■ Collected data ■
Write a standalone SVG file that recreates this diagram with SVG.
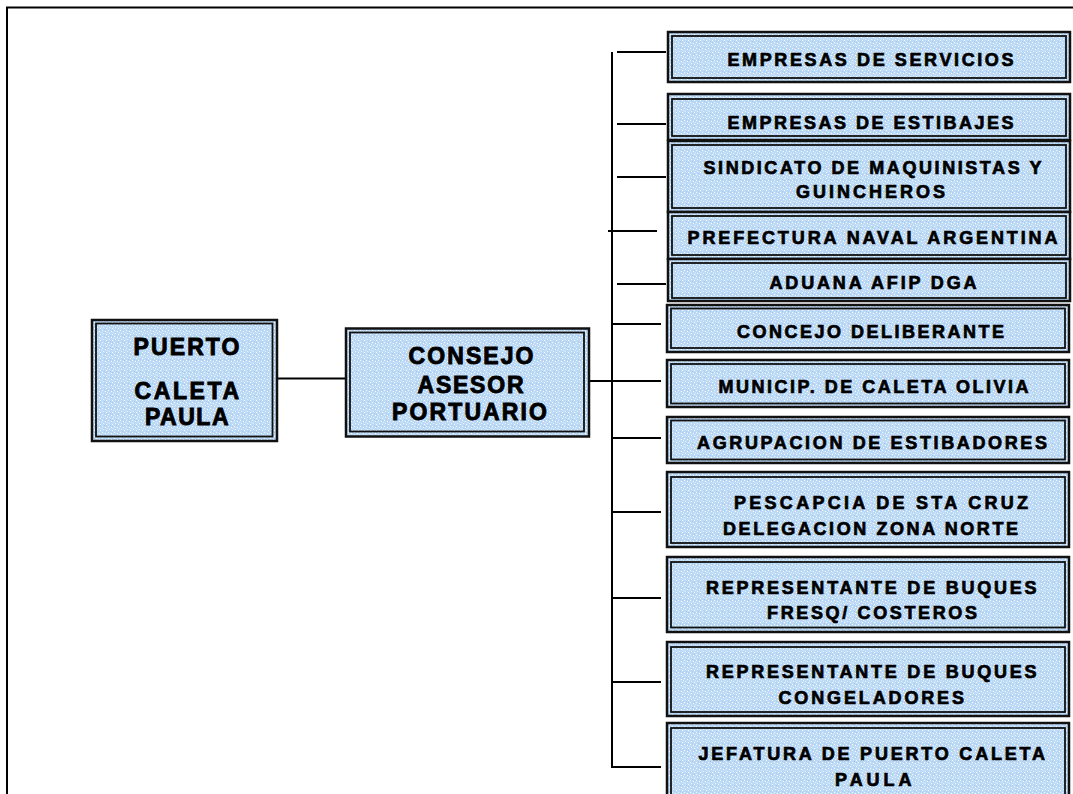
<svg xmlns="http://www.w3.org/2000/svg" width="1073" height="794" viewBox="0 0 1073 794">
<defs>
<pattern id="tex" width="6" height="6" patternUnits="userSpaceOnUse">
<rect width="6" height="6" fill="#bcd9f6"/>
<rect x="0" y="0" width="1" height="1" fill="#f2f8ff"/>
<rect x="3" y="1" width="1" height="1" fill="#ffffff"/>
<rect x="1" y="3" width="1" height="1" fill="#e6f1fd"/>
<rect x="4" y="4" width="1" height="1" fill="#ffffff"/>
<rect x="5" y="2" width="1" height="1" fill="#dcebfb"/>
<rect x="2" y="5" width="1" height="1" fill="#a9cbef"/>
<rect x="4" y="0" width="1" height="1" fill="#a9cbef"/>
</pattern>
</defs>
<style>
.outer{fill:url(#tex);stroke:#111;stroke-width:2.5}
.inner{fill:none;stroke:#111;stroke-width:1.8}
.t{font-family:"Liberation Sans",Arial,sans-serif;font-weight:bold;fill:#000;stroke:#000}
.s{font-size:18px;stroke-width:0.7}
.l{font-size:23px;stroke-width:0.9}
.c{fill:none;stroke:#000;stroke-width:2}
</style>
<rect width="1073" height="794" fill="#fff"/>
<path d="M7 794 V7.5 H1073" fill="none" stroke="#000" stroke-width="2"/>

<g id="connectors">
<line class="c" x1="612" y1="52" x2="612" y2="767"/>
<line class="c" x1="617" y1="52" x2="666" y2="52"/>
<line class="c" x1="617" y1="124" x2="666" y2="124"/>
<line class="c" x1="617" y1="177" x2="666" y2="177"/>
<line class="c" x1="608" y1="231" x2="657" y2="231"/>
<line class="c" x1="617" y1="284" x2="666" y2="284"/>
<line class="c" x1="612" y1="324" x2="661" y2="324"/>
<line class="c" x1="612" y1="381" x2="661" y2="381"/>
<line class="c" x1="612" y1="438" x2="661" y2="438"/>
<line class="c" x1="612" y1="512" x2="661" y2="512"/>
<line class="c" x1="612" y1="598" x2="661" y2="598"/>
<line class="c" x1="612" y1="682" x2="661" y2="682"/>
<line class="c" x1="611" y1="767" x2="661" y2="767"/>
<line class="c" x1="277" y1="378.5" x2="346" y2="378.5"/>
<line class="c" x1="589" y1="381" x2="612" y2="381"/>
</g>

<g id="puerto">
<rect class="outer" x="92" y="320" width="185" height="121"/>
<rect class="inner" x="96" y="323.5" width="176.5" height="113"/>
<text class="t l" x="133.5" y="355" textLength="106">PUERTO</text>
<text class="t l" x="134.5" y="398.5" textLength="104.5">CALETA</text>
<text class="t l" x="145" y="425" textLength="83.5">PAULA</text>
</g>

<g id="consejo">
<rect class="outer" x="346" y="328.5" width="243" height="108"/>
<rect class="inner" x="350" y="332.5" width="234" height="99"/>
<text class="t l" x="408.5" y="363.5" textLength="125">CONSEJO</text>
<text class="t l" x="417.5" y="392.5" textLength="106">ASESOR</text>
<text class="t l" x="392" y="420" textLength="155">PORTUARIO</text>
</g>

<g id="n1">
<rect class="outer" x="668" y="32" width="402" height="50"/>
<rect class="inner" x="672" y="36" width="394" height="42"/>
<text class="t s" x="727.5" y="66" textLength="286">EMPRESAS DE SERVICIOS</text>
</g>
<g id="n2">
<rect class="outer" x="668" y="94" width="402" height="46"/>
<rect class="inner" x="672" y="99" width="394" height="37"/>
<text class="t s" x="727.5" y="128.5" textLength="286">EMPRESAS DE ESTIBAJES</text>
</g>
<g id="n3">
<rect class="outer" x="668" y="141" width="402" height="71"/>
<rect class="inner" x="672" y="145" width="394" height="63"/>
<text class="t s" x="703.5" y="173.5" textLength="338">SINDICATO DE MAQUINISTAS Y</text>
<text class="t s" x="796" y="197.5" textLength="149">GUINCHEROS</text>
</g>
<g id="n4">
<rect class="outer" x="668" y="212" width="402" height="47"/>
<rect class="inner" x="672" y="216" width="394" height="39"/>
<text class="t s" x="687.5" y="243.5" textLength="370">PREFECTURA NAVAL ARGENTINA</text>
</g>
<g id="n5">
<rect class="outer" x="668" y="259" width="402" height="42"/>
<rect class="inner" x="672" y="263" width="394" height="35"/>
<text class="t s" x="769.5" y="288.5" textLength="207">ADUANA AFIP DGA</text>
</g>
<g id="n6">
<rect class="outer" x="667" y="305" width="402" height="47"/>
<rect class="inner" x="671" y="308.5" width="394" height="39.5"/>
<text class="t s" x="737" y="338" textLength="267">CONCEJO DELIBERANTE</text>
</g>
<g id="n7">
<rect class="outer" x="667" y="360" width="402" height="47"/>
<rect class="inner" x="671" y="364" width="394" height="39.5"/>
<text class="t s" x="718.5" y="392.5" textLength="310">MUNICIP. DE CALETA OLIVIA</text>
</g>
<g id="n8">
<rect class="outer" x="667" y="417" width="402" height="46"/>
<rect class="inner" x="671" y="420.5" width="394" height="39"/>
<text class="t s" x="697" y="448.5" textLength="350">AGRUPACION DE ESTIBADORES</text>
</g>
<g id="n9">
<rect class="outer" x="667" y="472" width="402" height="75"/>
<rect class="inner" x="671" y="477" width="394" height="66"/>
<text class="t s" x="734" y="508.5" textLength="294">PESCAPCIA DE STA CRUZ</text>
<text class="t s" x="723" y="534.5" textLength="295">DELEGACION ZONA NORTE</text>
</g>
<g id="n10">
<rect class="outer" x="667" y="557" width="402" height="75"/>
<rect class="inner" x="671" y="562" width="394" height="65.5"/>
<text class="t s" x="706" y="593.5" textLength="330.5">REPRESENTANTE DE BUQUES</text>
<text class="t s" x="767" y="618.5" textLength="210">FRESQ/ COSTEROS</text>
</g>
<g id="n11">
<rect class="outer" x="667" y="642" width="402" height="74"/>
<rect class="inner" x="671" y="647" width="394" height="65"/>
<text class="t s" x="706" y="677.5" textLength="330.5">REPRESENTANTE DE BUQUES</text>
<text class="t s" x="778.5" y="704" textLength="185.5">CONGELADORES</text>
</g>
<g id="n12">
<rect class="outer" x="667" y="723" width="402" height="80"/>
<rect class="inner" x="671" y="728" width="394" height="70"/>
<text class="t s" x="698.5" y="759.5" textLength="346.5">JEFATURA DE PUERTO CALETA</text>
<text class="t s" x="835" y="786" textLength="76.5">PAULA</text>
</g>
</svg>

■ Exercise description ■
Repeat the data exactly in full, omitting its pictures.

■ Solution for this task ■
Write a standalone SVG file that recreates this diagram with SVG.
<svg xmlns="http://www.w3.org/2000/svg" width="1073" height="794" viewBox="0 0 1073 794">
<defs>
<pattern id="tex" width="6" height="6" patternUnits="userSpaceOnUse">
<rect width="6" height="6" fill="#bcd9f6"/>
<rect x="0" y="0" width="1" height="1" fill="#f2f8ff"/>
<rect x="3" y="1" width="1" height="1" fill="#ffffff"/>
<rect x="1" y="3" width="1" height="1" fill="#e6f1fd"/>
<rect x="4" y="4" width="1" height="1" fill="#ffffff"/>
<rect x="5" y="2" width="1" height="1" fill="#dcebfb"/>
<rect x="2" y="5" width="1" height="1" fill="#a9cbef"/>
<rect x="4" y="0" width="1" height="1" fill="#a9cbef"/>
</pattern>
</defs>
<style>
.outer{fill:url(#tex);stroke:#111;stroke-width:2.5}
.inner{fill:none;stroke:#111;stroke-width:1.8}
.t{font-family:"Liberation Sans",Arial,sans-serif;font-weight:bold;fill:#000;stroke:#000}
.s{font-size:18px;stroke-width:0.7}
.l{font-size:23px;stroke-width:0.9}
.c{fill:none;stroke:#000;stroke-width:2}
</style>
<rect width="1073" height="794" fill="#fff"/>
<path d="M7 794 V7.5 H1073" fill="none" stroke="#000" stroke-width="2"/>

<g id="connectors">
<line class="c" x1="612" y1="52" x2="612" y2="767"/>
<line class="c" x1="617" y1="52" x2="666" y2="52"/>
<line class="c" x1="617" y1="124" x2="666" y2="124"/>
<line class="c" x1="617" y1="177" x2="666" y2="177"/>
<line class="c" x1="608" y1="231" x2="657" y2="231"/>
<line class="c" x1="617" y1="284" x2="666" y2="284"/>
<line class="c" x1="612" y1="324" x2="661" y2="324"/>
<line class="c" x1="612" y1="381" x2="661" y2="381"/>
<line class="c" x1="612" y1="438" x2="661" y2="438"/>
<line class="c" x1="612" y1="512" x2="661" y2="512"/>
<line class="c" x1="612" y1="598" x2="661" y2="598"/>
<line class="c" x1="612" y1="682" x2="661" y2="682"/>
<line class="c" x1="611" y1="767" x2="661" y2="767"/>
<line class="c" x1="277" y1="378.5" x2="346" y2="378.5"/>
<line class="c" x1="589" y1="381" x2="612" y2="381"/>
</g>

<g id="puerto">
<rect class="outer" x="92" y="320" width="185" height="121"/>
<rect class="inner" x="96" y="323.5" width="176.5" height="113"/>
<text class="t l" x="133.5" y="355" textLength="106">PUERTO</text>
<text class="t l" x="134.5" y="398.5" textLength="104.5">CALETA</text>
<text class="t l" x="145" y="425" textLength="83.5">PAULA</text>
</g>

<g id="consejo">
<rect class="outer" x="346" y="328.5" width="243" height="108"/>
<rect class="inner" x="350" y="332.5" width="234" height="99"/>
<text class="t l" x="408.5" y="363.5" textLength="125">CONSEJO</text>
<text class="t l" x="417.5" y="392.5" textLength="106">ASESOR</text>
<text class="t l" x="392" y="420" textLength="155">PORTUARIO</text>
</g>

<g id="n1">
<rect class="outer" x="668" y="32" width="402" height="50"/>
<rect class="inner" x="672" y="36" width="394" height="42"/>
<text class="t s" x="727.5" y="66" textLength="286">EMPRESAS DE SERVICIOS</text>
</g>
<g id="n2">
<rect class="outer" x="668" y="94" width="402" height="46"/>
<rect class="inner" x="672" y="99" width="394" height="37"/>
<text class="t s" x="727.5" y="128.5" textLength="286">EMPRESAS DE ESTIBAJES</text>
</g>
<g id="n3">
<rect class="outer" x="668" y="141" width="402" height="71"/>
<rect class="inner" x="672" y="145" width="394" height="63"/>
<text class="t s" x="703.5" y="173.5" textLength="338">SINDICATO DE MAQUINISTAS Y</text>
<text class="t s" x="796" y="197.5" textLength="149">GUINCHEROS</text>
</g>
<g id="n4">
<rect class="outer" x="668" y="212" width="402" height="47"/>
<rect class="inner" x="672" y="216" width="394" height="39"/>
<text class="t s" x="687.5" y="243.5" textLength="370">PREFECTURA NAVAL ARGENTINA</text>
</g>
<g id="n5">
<rect class="outer" x="668" y="259" width="402" height="42"/>
<rect class="inner" x="672" y="263" width="394" height="35"/>
<text class="t s" x="769.5" y="288.5" textLength="207">ADUANA AFIP DGA</text>
</g>
<g id="n6">
<rect class="outer" x="667" y="305" width="402" height="47"/>
<rect class="inner" x="671" y="308.5" width="394" height="39.5"/>
<text class="t s" x="737" y="338" textLength="267">CONCEJO DELIBERANTE</text>
</g>
<g id="n7">
<rect class="outer" x="667" y="360" width="402" height="47"/>
<rect class="inner" x="671" y="364" width="394" height="39.5"/>
<text class="t s" x="718.5" y="392.5" textLength="310">MUNICIP. DE CALETA OLIVIA</text>
</g>
<g id="n8">
<rect class="outer" x="667" y="417" width="402" height="46"/>
<rect class="inner" x="671" y="420.5" width="394" height="39"/>
<text class="t s" x="697" y="448.5" textLength="350">AGRUPACION DE ESTIBADORES</text>
</g>
<g id="n9">
<rect class="outer" x="667" y="472" width="402" height="75"/>
<rect class="inner" x="671" y="477" width="394" height="66"/>
<text class="t s" x="734" y="508.5" textLength="294">PESCAPCIA DE STA CRUZ</text>
<text class="t s" x="723" y="534.5" textLength="295">DELEGACION ZONA NORTE</text>
</g>
<g id="n10">
<rect class="outer" x="667" y="557" width="402" height="75"/>
<rect class="inner" x="671" y="562" width="394" height="65.5"/>
<text class="t s" x="706" y="593.5" textLength="330.5">REPRESENTANTE DE BUQUES</text>
<text class="t s" x="767" y="618.5" textLength="210">FRESQ/ COSTEROS</text>
</g>
<g id="n11">
<rect class="outer" x="667" y="642" width="402" height="74"/>
<rect class="inner" x="671" y="647" width="394" height="65"/>
<text class="t s" x="706" y="677.5" textLength="330.5">REPRESENTANTE DE BUQUES</text>
<text class="t s" x="778.5" y="704" textLength="185.5">CONGELADORES</text>
</g>
<g id="n12">
<rect class="outer" x="667" y="723" width="402" height="80"/>
<rect class="inner" x="671" y="728" width="394" height="70"/>
<text class="t s" x="698.5" y="759.5" textLength="346.5">JEFATURA DE PUERTO CALETA</text>
<text class="t s" x="835" y="786" textLength="76.5">PAULA</text>
</g>
</svg>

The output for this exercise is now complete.